10 September 2012
Doctors will be helping alert politicians to the importance of suicide prevention when a film is screened in Parliament today.
It is being shown as part of a joint launch event for the Call for Action for Suicide Prevention in England and the government’s suicide prevention strategy.
The message is that although anyone can experience suicidal thoughts, there is always help available.
The 22-minute film includes expert commentaries from North Wales consultant liaison psychiatrist Alys Cole-King and Edinburgh professor of health policy research Stephen Platt.
Dr Cole-King said the underlying reasons for depression were different for each person, but that however bad someone felt there was always hope of recovery.
‘Sometimes it may be due to a mental illness or triggered by things like the loss of a relationship, the loss of support, physical illness, financial worries, appearing in court or the death of a loved one. All these are types of event that any of us can and do experience during our lives.
‘However, no matter how desperate you feel, if you know where to get help and how to get help, you can get through the crisis,’ she said.
It also features the testimonials of men and women who suffered suicidal thoughts but recovered after seeking assistance.
Actress and Nolan Sisters singer Linda Nolan is the narrator. She was helped by the Samaritans when both her husband and mother died while she was suffering from breast cancer.
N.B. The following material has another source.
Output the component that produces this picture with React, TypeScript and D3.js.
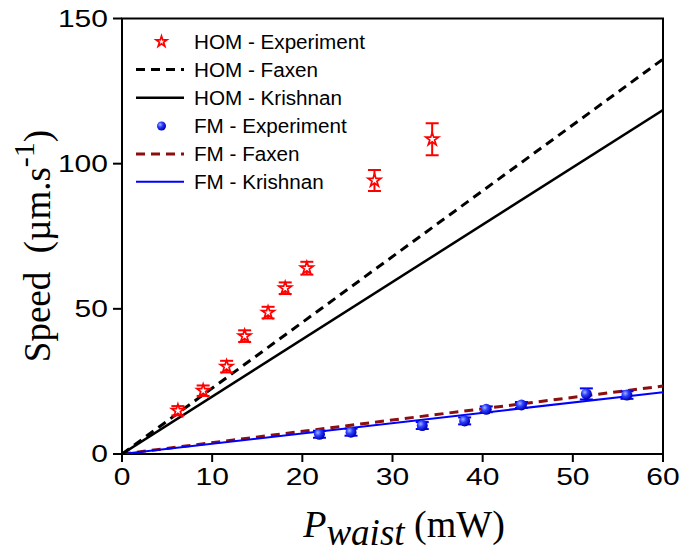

To coincide with the film three leaflets have been released by the Royal College of Psychiatrists website.
These are entitled:
U Can Cope
Feeling On the Edge? Helping You Get Through It and
Feeling Overwhelmed? Helping You Stay Safe
Dr Cole-King has set up the U Can Cope charity, which she hopes will fund the wide distribution of the leaflets.
The BMA has joined more than 100 institutions in supporting the campaign, which is being led by Open Minds Alliance Community Interest Company, the Samaritans, the Royal College of Psychiatrists and Southwick Media Consultancy.
BMA CC psychiatry subcommittee chair Shanu Datta says: ‘Completed suicide is devastating for families but relatively rare. However, those who complete suicide may be drawn from a larger group of people, of all ages, who experience suicidal thoughts and hopelessness.
‘These symptoms in those who are vulnerable should raise the alarm among their friends, families and professionals; any initiative which highlights this as part of a suicide prevention strategy is to be welcomed.’